--- BEGIN Given data ---
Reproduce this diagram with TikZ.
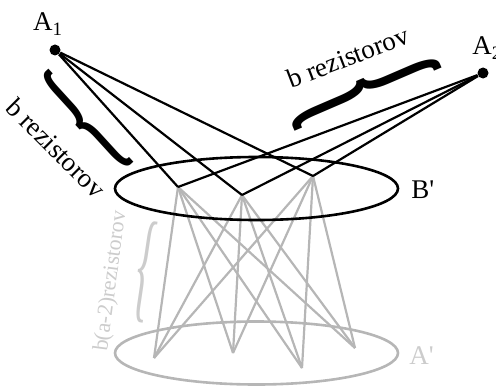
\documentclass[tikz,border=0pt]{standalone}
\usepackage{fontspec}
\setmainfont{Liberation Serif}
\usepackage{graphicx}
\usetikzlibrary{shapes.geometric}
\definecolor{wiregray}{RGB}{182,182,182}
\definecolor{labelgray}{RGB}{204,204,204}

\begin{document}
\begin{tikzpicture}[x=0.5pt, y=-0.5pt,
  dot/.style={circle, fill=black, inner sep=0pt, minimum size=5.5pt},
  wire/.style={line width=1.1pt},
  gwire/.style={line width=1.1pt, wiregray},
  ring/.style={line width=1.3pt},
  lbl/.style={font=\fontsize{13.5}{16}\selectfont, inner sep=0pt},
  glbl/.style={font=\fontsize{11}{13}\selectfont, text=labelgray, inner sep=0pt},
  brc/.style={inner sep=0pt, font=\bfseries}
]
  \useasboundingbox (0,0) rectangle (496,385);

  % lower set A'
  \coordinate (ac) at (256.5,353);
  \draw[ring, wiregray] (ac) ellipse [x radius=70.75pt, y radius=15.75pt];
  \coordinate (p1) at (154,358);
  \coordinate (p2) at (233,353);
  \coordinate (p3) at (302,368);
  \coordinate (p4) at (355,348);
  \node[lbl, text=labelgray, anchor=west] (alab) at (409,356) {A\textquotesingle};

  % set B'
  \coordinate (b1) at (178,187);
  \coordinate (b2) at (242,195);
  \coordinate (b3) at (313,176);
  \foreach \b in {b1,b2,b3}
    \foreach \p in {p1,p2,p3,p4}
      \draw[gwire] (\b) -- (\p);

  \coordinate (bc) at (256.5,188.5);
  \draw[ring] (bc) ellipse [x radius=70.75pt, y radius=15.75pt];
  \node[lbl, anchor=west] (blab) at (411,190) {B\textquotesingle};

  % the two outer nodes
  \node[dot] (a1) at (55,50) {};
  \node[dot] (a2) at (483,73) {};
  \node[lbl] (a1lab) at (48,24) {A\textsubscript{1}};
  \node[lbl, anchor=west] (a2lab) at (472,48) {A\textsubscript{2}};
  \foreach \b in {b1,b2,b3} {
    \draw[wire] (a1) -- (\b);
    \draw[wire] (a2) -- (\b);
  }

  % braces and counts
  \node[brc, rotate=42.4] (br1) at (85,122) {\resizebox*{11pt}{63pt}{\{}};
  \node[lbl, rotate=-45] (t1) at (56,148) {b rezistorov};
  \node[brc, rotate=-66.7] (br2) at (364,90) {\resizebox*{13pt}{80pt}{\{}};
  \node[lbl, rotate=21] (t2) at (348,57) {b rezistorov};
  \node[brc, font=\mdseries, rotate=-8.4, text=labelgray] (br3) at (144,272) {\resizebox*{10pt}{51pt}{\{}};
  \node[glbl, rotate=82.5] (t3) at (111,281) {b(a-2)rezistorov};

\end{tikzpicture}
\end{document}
--- END Given data ---
Only the lines from the start of the material through the line containing "anchor=west] (blab) at" should be transcribed. Pictures stay out.

Reproduce this diagram with TikZ.
\documentclass[tikz,border=0pt]{standalone}
\usepackage{fontspec}
\setmainfont{Liberation Serif}
\usepackage{graphicx}
\usetikzlibrary{shapes.geometric}
\definecolor{wiregray}{RGB}{182,182,182}
\definecolor{labelgray}{RGB}{204,204,204}

\begin{document}
\begin{tikzpicture}[x=0.5pt, y=-0.5pt,
  dot/.style={circle, fill=black, inner sep=0pt, minimum size=5.5pt},
  wire/.style={line width=1.1pt},
  gwire/.style={line width=1.1pt, wiregray},
  ring/.style={line width=1.3pt},
  lbl/.style={font=\fontsize{13.5}{16}\selectfont, inner sep=0pt},
  glbl/.style={font=\fontsize{11}{13}\selectfont, text=labelgray, inner sep=0pt},
  brc/.style={inner sep=0pt, font=\bfseries}
]
  \useasboundingbox (0,0) rectangle (496,385);

  % lower set A'
  \coordinate (ac) at (256.5,353);
  \draw[ring, wiregray] (ac) ellipse [x radius=70.75pt, y radius=15.75pt];
  \coordinate (p1) at (154,358);
  \coordinate (p2) at (233,353);
  \coordinate (p3) at (302,368);
  \coordinate (p4) at (355,348);
  \node[lbl, text=labelgray, anchor=west] (alab) at (409,356) {A\textquotesingle};

  % set B'
  \coordinate (b1) at (178,187);
  \coordinate (b2) at (242,195);
  \coordinate (b3) at (313,176);
  \foreach \b in {b1,b2,b3}
    \foreach \p in {p1,p2,p3,p4}
      \draw[gwire] (\b) -- (\p);

  \coordinate (bc) at (256.5,188.5);
  \draw[ring] (bc) ellipse [x radius=70.75pt, y radius=15.75pt];
  \node[lbl, anchor=west] (blab) at (411,190) {B\textquotesingle};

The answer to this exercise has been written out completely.